Exercise objective: Output the data below in full, character for character.

Data provided:
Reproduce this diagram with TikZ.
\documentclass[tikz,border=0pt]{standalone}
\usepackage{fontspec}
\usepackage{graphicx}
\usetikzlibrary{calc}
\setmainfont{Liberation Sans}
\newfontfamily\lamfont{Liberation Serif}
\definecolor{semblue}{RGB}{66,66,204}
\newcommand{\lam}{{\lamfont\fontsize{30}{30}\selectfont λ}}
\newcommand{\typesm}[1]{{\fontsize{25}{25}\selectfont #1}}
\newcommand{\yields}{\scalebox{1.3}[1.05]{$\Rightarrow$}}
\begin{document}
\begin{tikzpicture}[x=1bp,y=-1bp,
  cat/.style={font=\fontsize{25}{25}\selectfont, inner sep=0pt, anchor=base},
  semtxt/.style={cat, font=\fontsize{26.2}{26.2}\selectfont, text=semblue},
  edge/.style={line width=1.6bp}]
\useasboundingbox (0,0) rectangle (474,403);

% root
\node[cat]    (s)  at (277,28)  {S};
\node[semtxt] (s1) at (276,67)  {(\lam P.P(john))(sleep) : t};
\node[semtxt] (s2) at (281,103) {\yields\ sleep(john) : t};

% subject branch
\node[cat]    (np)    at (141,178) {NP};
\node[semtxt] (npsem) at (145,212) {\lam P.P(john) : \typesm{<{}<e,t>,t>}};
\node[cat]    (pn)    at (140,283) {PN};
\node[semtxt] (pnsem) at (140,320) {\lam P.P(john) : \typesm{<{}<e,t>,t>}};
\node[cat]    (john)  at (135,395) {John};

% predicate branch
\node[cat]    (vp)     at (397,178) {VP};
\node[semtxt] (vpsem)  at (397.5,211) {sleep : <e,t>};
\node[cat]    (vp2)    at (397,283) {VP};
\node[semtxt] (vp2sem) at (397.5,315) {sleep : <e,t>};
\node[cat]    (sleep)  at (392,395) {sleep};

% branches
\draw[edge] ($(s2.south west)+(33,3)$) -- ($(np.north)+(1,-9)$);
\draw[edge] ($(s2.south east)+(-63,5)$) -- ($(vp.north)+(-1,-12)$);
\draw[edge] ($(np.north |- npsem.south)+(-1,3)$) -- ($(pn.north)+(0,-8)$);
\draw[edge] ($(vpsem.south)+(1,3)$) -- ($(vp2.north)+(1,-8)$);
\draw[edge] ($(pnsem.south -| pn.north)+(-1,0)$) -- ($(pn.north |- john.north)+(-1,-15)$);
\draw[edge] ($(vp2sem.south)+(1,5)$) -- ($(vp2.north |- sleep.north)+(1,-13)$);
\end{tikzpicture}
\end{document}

Result of this task:
Reproduce this diagram with TikZ.
\documentclass[tikz,border=0pt]{standalone}
\usepackage{fontspec}
\usepackage{graphicx}
\usetikzlibrary{calc}
\setmainfont{Liberation Sans}
\newfontfamily\lamfont{Liberation Serif}
\definecolor{semblue}{RGB}{66,66,204}
\newcommand{\lam}{{\lamfont\fontsize{30}{30}\selectfont λ}}
\newcommand{\typesm}[1]{{\fontsize{25}{25}\selectfont #1}}
\newcommand{\yields}{\scalebox{1.3}[1.05]{$\Rightarrow$}}
\begin{document}
\begin{tikzpicture}[x=1bp,y=-1bp,
  cat/.style={font=\fontsize{25}{25}\selectfont, inner sep=0pt, anchor=base},
  semtxt/.style={cat, font=\fontsize{26.2}{26.2}\selectfont, text=semblue},
  edge/.style={line width=1.6bp}]
\useasboundingbox (0,0) rectangle (474,403);

% root
\node[cat]    (s)  at (277,28)  {S};
\node[semtxt] (s1) at (276,67)  {(\lam P.P(john))(sleep) : t};
\node[semtxt] (s2) at (281,103) {\yields\ sleep(john) : t};

% subject branch
\node[cat]    (np)    at (141,178) {NP};
\node[semtxt] (npsem) at (145,212) {\lam P.P(john) : \typesm{<{}<e,t>,t>}};
\node[cat]    (pn)    at (140,283) {PN};
\node[semtxt] (pnsem) at (140,320) {\lam P.P(john) : \typesm{<{}<e,t>,t>}};
\node[cat]    (john)  at (135,395) {John};

% predicate branch
\node[cat]    (vp)     at (397,178) {VP};
\node[semtxt] (vpsem)  at (397.5,211) {sleep : <e,t>};
\node[cat]    (vp2)    at (397,283) {VP};
\node[semtxt] (vp2sem) at (397.5,315) {sleep : <e,t>};
\node[cat]    (sleep)  at (392,395) {sleep};

% branches
\draw[edge] ($(s2.south west)+(33,3)$) -- ($(np.north)+(1,-9)$);
\draw[edge] ($(s2.south east)+(-63,5)$) -- ($(vp.north)+(-1,-12)$);
\draw[edge] ($(np.north |- npsem.south)+(-1,3)$) -- ($(pn.north)+(0,-8)$);
\draw[edge] ($(vpsem.south)+(1,3)$) -- ($(vp2.north)+(1,-8)$);
\draw[edge] ($(pnsem.south -| pn.north)+(-1,0)$) -- ($(pn.north |- john.north)+(-1,-15)$);
\draw[edge] ($(vp2sem.south)+(1,5)$) -- ($(vp2.north |- sleep.north)+(1,-13)$);
\end{tikzpicture}
\end{document}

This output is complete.